Он не слышал ни щелчка газовой плиты, ни аккуратных шагов Айлин по полу. Он был погружен в чужую боль, потому что та казалась ему более реальной, чем тихая трагедия, разворачивающаяся на его кухне.
Айлин замерла на пороге гостиной, вытирая руки о фартук. Она смотрела на его спину – напряженные плечи, склоненная голова. Она знала эту позу. Позу отсутствия.
– Деклан? Ужин готов. Сегодня… я приготовила твое любимое блюдо, – тихо, подбирая каждое слово, сказала она, будто боясь разбудить спящего зверя.
Он не шевельнулся. Не отозвался. Словно не слышал. Секунда растянулась в вечность. Айлин почувствовала, как по её спине пополз холодок паники. Она сделала шаг вперёд, её пальцы бессознательно скрутили край фартука.

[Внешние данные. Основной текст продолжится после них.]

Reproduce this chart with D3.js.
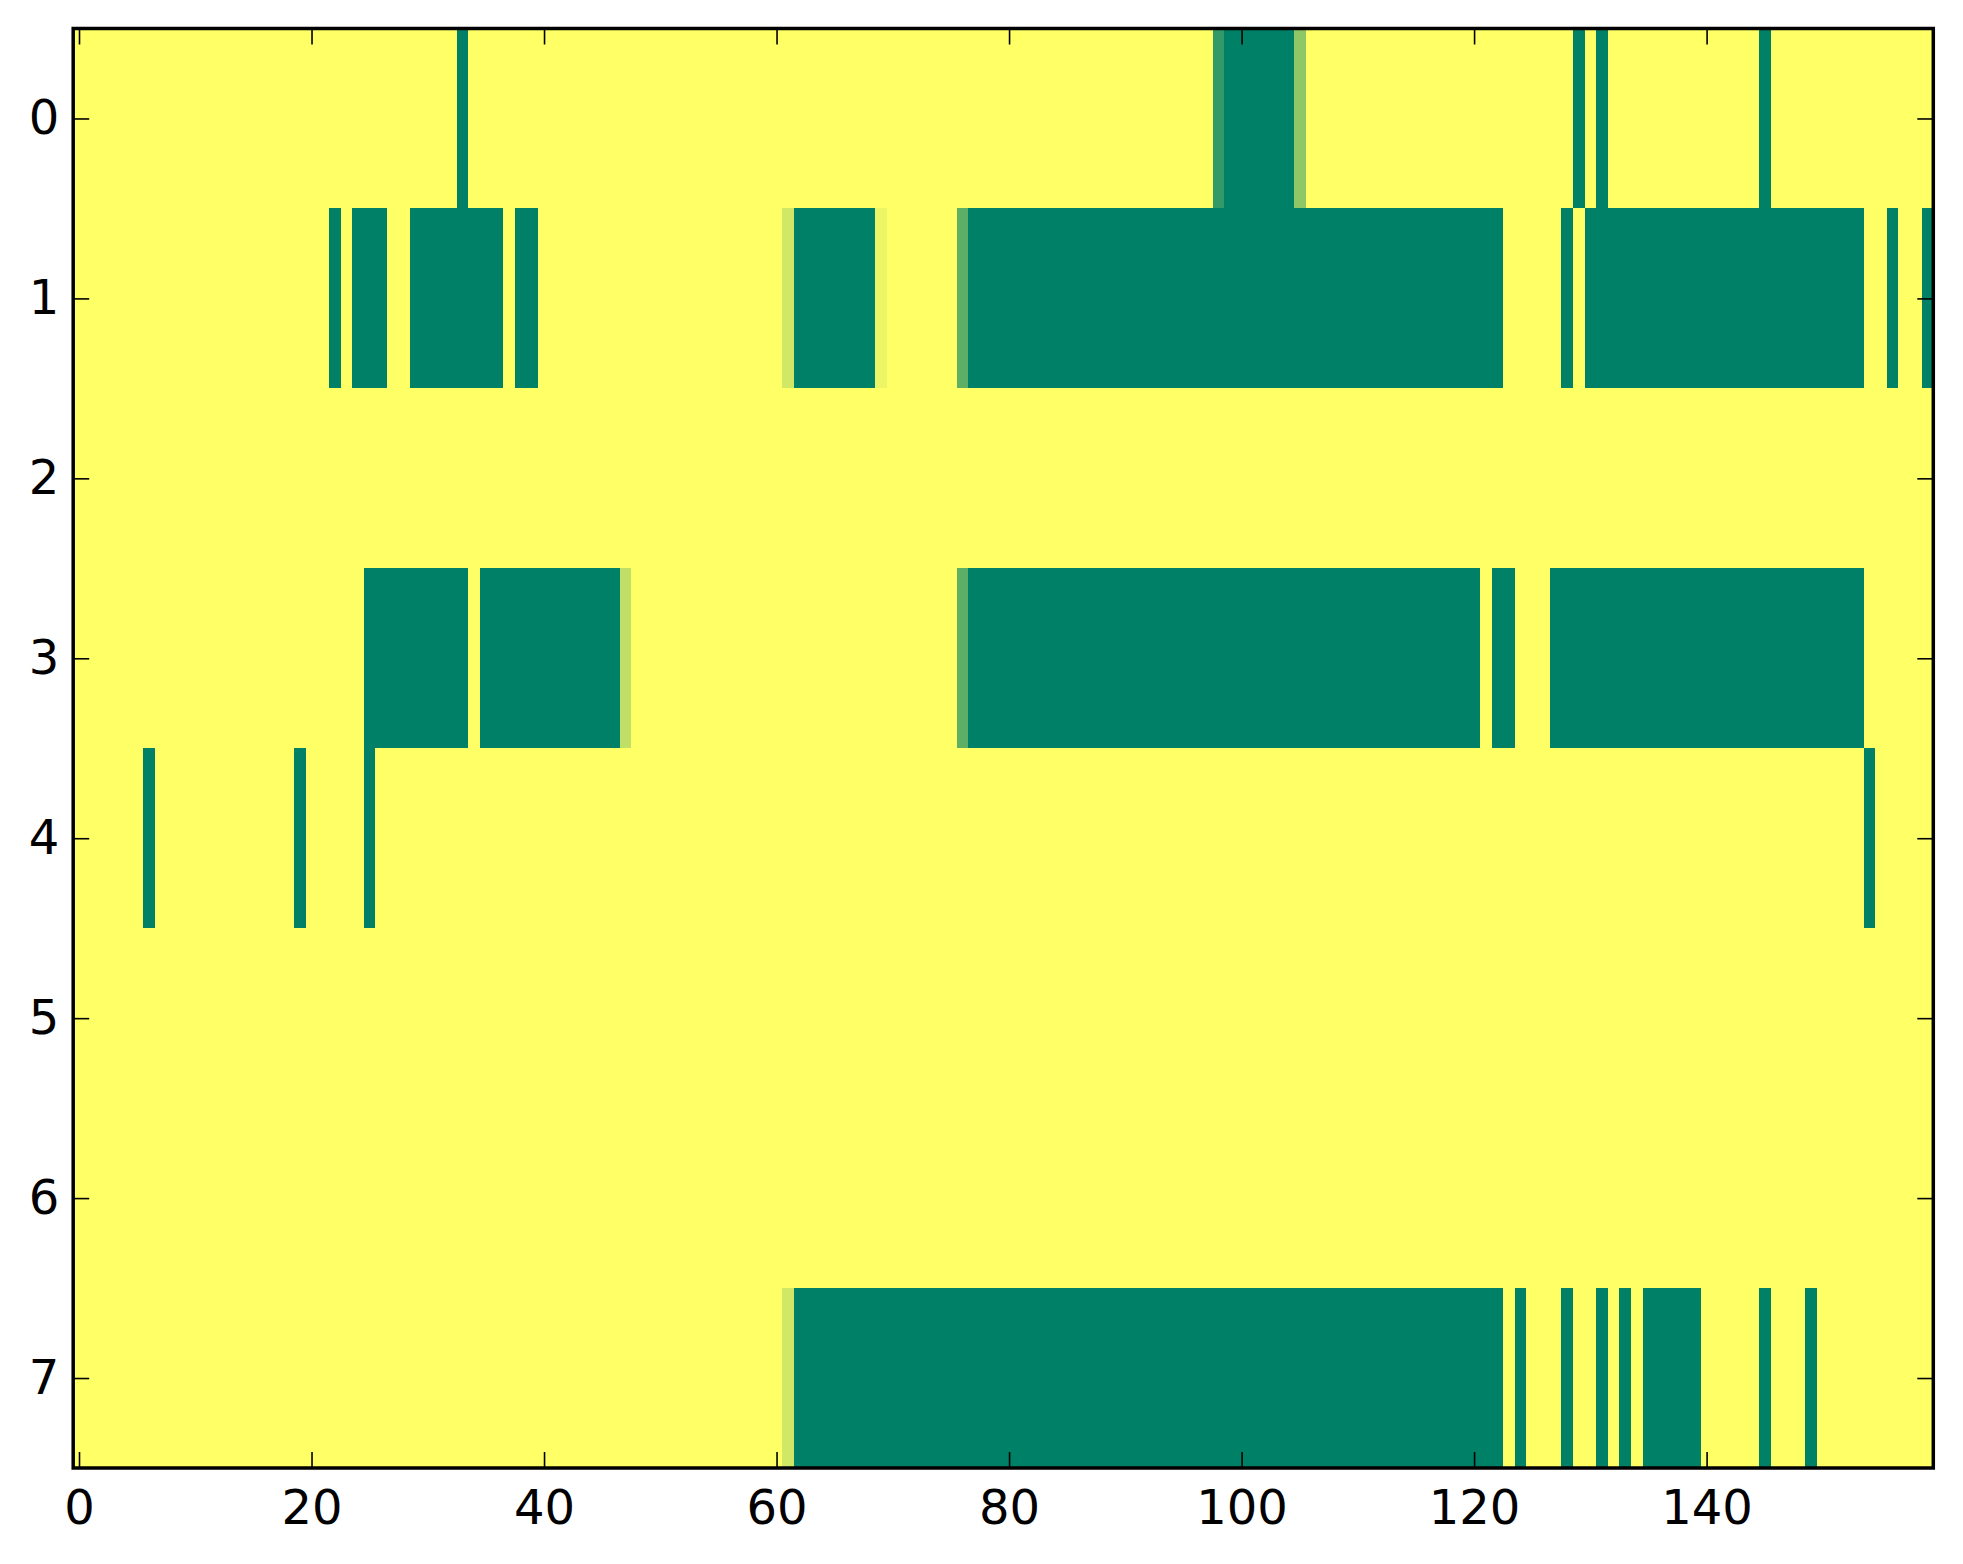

– Деклан? Ты слышишь меня?
Деклан медленно, очень медленно повернул голову. Его глаза, серые и холодные, как морская галька, скользнули по ней, не фокусируясь. Он видел ее – стоящую в свете кухни, как приглашение к теплу и нормальности. И это зрелище вызывает в нём не благодарность, а приступ глухого раздражения. Ее забота – это клетка. Её любовь – это упрёк. Она – живое напоминание о том, кем он стал. О том, что он сбежал, пытаясь забыться, надеясь, что этот стерильный брак сможет заполнить в его сердце пустоту.
– Нет, – хриплый голос заполнил звенящую тишину гостиной.
Не «Я не голоден». Не «Извини». Просто – «Нет».
Айлин замерла, словно получила пощечину.
– Но я… я старалась. Всё по рецепту Ланы…
– У меня срочная работа, Айлин! Ты слышишь? СРОЧНАЯ! – он резко встал с дивана, перебивая ее криком. – Не устраивать же тут истерику из-за ужина?!
Деклан прошел мимо нее, в прихожую. Он не видел, как она вздрагивала от каждого его слова, как сжималась, становясь ещё меньше, ещё незаметнее.
Она услышала щелчок захлопнувшейся входной двери. Звук абсолютной, окончательной пустоты.
Айлин стояла, прижавшись спиной к косяку проема, не в силах пошевелиться. Ее взгляд упал на стол: на две тарелки, на хрустальные бокалы, на свечу, чье пламя теперь казалось насмешкой.